Jacqueline Mesmaeker participe à l’exposition A Public Affair, Oeuvres de la collection Frédéric de Goldschmidt, sous commissariat de Bayo Hassan Bello à Coud Seven, Bruxelles. Du 12 septembre 2023 au 29 mars 2024
L’exposition soulève des questions sur les espaces que nous utilisons souvent, tels que les églises, les terrains de jeux et les cinémas. Sont-ils vraiment publics ou appartiennent-ils à la sphère privée ? L’exposition examine également la manière dont les personnes et les communautés naviguent dans des systèmes plus vastes tels que le travail, la propriété et l’économie. Enfin, elle réfléchit au contrôle que nous exerçons réellement sur nos pensées et nos actions lorsque nous sommes confrontés aux règles et à l’autorité de ceux qui détiennent le pouvoir.

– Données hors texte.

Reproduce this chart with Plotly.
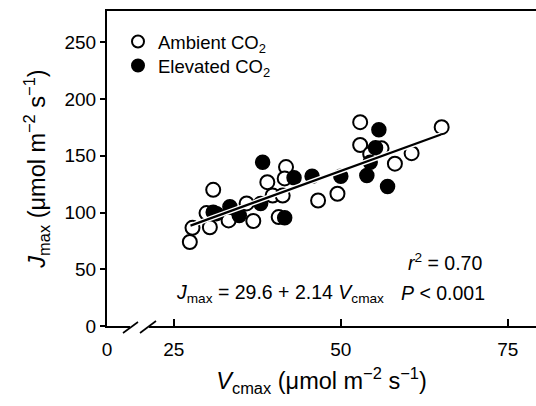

A Public Affair, organisée par Bayo Hassan Bello, présente des œuvres de Helena Almeida, Reza Aramesh, Éric Aupol, Younes Baba-Ali, Aline Bouvy, James Casebere, Laurie Charles, Aleskandra Chaushova, David Claerbout, Margaret Courtney-Clarke, Tacita Dean, Dries Depoorter, Romuald Hazoumè, Jan Henderikse, Hideyuki Ishibashi, Sven ‘t Jolle, Kapwani Kiwanga, Maria Kley, Michel Mazzoni, Jacqueline Mesmaeker, Terrence Musekiwa, Sophie Nys, Camille Orso, Michael Patterson-Carver, Carmen Reátegui, Hiroshi Sugimoto, Barthélémy Toguo, Isaac van Nikelen, Nico Williams, Ulla-Stina Wikander, Wiktoria Wojciechowska et Yunyao Zhang.
Heures d’ouverture : du mardi au vendredi, de 14h00 à 18h00. Ouvert le samedi en septembre et octobre 2024. Dimanche 15 septembre : ouvert pour le week-end Rendez Vous. Vendredi 20 septembre : visite guidée avec le commissaire d’exposition à 19h00.